YOUR GOAL →
Print exactly the lines below between the line containing "Clone this diagram in TikZ." and the line containing "(\a+1.6,\t+1.6) rectangle (\b-1.6,160.4);", counting both of those lines. Leave pictures out.

Items from a dataset:
^^^^^^^^
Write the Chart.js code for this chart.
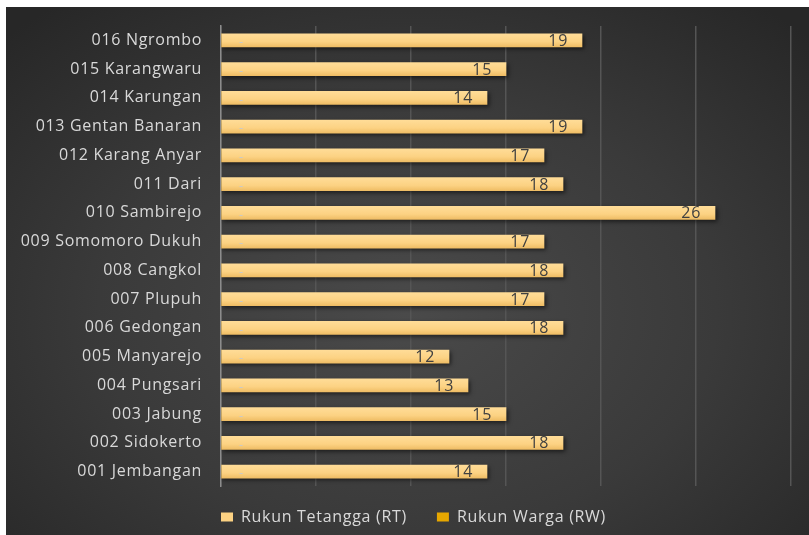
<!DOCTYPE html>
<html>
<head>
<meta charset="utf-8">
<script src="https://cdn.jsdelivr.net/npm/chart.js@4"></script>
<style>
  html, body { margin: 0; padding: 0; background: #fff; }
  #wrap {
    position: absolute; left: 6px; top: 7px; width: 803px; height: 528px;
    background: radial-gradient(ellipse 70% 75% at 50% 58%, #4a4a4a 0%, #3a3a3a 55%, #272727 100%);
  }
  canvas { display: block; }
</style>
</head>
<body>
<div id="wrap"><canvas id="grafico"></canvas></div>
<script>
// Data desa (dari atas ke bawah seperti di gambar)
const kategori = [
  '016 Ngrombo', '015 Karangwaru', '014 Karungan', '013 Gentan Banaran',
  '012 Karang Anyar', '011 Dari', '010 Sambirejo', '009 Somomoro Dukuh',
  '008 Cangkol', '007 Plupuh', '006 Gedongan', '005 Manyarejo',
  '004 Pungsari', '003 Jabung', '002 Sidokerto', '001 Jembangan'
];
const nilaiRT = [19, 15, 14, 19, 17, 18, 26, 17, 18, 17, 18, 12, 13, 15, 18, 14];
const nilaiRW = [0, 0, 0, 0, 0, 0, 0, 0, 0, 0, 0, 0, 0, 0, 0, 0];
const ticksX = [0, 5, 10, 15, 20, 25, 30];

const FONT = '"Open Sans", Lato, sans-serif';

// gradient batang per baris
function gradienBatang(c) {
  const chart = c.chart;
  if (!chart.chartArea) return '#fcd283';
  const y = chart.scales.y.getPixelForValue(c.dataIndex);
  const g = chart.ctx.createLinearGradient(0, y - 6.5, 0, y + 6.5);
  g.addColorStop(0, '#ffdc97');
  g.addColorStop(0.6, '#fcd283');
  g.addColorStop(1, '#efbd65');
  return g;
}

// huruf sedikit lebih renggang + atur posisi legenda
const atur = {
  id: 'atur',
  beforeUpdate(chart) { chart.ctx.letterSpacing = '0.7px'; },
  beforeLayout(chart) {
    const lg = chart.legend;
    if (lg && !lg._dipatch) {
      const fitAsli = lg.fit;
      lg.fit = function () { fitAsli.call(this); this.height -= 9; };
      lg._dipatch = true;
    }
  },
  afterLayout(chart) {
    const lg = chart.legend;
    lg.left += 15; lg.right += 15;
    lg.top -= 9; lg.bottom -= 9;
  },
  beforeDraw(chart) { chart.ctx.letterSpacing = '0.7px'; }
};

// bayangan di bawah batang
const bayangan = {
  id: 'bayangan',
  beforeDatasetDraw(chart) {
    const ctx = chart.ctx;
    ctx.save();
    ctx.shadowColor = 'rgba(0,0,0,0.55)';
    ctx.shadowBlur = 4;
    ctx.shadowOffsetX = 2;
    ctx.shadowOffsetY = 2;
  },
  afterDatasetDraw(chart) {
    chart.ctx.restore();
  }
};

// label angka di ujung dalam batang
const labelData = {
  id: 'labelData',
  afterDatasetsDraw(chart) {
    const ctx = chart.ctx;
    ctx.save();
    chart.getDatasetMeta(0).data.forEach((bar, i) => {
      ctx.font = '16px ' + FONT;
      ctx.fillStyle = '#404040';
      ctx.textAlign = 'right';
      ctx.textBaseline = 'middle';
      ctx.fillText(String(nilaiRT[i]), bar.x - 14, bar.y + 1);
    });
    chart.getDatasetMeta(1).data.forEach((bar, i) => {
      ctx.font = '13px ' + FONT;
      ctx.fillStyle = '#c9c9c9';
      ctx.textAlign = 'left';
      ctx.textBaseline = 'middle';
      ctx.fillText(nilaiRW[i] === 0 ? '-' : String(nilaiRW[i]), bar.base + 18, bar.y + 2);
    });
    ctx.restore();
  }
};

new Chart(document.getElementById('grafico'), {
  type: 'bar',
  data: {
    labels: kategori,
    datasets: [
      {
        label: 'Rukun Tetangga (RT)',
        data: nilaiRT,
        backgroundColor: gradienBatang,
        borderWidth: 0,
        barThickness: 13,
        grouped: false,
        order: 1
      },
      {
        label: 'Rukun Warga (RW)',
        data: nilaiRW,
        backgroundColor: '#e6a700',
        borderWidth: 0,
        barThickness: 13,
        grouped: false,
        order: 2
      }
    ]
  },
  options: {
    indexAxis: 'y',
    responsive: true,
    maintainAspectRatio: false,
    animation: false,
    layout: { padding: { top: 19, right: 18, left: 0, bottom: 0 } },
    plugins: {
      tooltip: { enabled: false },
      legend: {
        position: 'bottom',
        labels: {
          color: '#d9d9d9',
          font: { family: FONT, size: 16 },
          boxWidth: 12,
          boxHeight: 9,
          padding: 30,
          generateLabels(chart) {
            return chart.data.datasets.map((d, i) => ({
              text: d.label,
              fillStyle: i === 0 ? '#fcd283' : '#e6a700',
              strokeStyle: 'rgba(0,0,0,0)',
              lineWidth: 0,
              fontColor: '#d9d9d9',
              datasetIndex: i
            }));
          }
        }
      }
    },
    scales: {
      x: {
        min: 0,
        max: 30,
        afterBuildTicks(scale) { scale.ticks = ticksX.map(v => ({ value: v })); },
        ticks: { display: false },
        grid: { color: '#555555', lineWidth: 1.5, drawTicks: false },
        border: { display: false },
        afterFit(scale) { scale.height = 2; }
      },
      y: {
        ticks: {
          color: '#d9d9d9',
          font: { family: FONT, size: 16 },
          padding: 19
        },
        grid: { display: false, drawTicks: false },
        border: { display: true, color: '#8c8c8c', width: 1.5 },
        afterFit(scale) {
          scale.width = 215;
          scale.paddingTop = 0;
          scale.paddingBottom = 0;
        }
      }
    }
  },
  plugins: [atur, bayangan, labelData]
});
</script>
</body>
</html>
^^^^^^^^
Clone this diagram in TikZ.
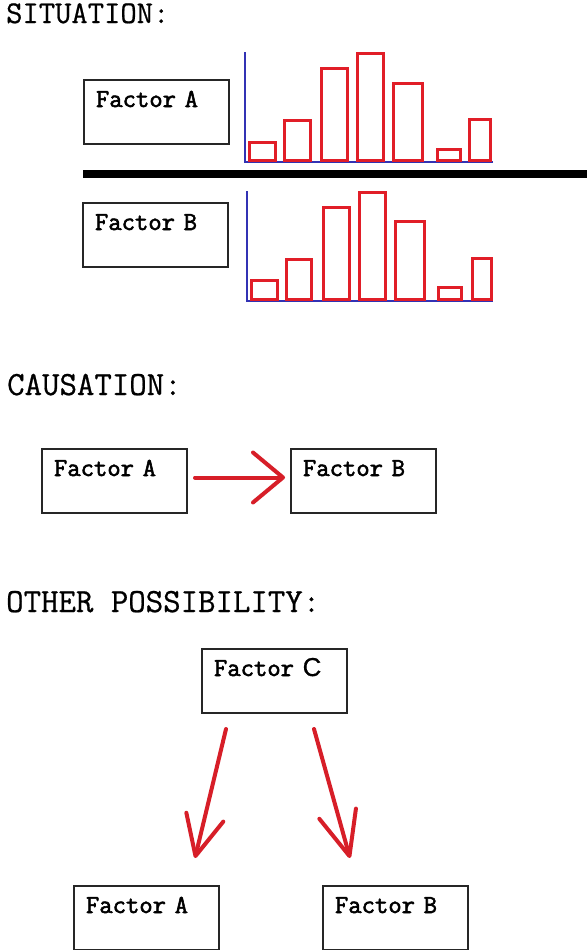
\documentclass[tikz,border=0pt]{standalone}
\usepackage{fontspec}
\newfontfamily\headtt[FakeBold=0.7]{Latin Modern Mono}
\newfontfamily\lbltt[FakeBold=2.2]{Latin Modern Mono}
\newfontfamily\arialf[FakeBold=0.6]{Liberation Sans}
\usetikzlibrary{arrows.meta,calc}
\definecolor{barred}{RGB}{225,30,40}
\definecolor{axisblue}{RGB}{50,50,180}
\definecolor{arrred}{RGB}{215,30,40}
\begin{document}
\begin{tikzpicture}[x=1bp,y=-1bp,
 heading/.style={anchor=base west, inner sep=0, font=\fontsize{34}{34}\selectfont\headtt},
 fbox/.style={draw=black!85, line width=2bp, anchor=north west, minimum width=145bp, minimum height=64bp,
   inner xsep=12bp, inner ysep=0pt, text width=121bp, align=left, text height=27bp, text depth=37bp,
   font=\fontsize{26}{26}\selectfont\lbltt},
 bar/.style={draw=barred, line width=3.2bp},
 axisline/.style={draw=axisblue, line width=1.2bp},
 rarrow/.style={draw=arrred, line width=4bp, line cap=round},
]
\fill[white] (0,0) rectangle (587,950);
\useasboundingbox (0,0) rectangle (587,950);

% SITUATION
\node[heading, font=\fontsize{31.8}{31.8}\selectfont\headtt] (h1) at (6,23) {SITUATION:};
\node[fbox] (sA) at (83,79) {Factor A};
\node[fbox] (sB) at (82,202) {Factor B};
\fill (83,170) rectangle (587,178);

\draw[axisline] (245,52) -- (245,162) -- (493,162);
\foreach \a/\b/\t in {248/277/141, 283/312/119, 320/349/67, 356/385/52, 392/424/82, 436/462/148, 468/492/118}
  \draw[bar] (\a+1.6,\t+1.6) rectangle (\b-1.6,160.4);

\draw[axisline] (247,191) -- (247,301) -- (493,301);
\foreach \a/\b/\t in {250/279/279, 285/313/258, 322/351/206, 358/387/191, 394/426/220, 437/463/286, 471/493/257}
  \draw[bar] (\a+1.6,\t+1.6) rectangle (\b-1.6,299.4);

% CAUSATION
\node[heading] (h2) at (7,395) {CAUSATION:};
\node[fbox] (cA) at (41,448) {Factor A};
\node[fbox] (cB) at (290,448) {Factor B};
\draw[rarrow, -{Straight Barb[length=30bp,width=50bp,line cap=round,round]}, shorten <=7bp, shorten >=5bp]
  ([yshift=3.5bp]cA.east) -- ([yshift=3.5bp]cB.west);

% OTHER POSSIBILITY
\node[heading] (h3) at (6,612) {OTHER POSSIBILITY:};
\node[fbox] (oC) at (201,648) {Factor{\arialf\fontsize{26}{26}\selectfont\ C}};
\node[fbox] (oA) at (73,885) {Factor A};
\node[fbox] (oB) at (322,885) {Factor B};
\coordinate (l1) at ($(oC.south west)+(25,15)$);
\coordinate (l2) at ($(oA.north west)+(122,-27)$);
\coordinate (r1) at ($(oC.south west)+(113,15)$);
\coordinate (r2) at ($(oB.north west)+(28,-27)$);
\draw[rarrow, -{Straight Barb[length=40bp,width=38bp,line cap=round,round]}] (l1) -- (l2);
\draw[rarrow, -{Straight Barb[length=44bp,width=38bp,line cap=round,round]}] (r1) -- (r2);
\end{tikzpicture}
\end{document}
^^^^^^^^
RESPONSE TO THE TASK →
Clone this diagram in TikZ.
\documentclass[tikz,border=0pt]{standalone}
\usepackage{fontspec}
\newfontfamily\headtt[FakeBold=0.7]{Latin Modern Mono}
\newfontfamily\lbltt[FakeBold=2.2]{Latin Modern Mono}
\newfontfamily\arialf[FakeBold=0.6]{Liberation Sans}
\usetikzlibrary{arrows.meta,calc}
\definecolor{barred}{RGB}{225,30,40}
\definecolor{axisblue}{RGB}{50,50,180}
\definecolor{arrred}{RGB}{215,30,40}
\begin{document}
\begin{tikzpicture}[x=1bp,y=-1bp,
 heading/.style={anchor=base west, inner sep=0, font=\fontsize{34}{34}\selectfont\headtt},
 fbox/.style={draw=black!85, line width=2bp, anchor=north west, minimum width=145bp, minimum height=64bp,
   inner xsep=12bp, inner ysep=0pt, text width=121bp, align=left, text height=27bp, text depth=37bp,
   font=\fontsize{26}{26}\selectfont\lbltt},
 bar/.style={draw=barred, line width=3.2bp},
 axisline/.style={draw=axisblue, line width=1.2bp},
 rarrow/.style={draw=arrred, line width=4bp, line cap=round},
]
\fill[white] (0,0) rectangle (587,950);
\useasboundingbox (0,0) rectangle (587,950);

% SITUATION
\node[heading, font=\fontsize{31.8}{31.8}\selectfont\headtt] (h1) at (6,23) {SITUATION:};
\node[fbox] (sA) at (83,79) {Factor A};
\node[fbox] (sB) at (82,202) {Factor B};
\fill (83,170) rectangle (587,178);

\draw[axisline] (245,52) -- (245,162) -- (493,162);
\foreach \a/\b/\t in {248/277/141, 283/312/119, 320/349/67, 356/385/52, 392/424/82, 436/462/148, 468/492/118}
  \draw[bar] (\a+1.6,\t+1.6) rectangle (\b-1.6,160.4);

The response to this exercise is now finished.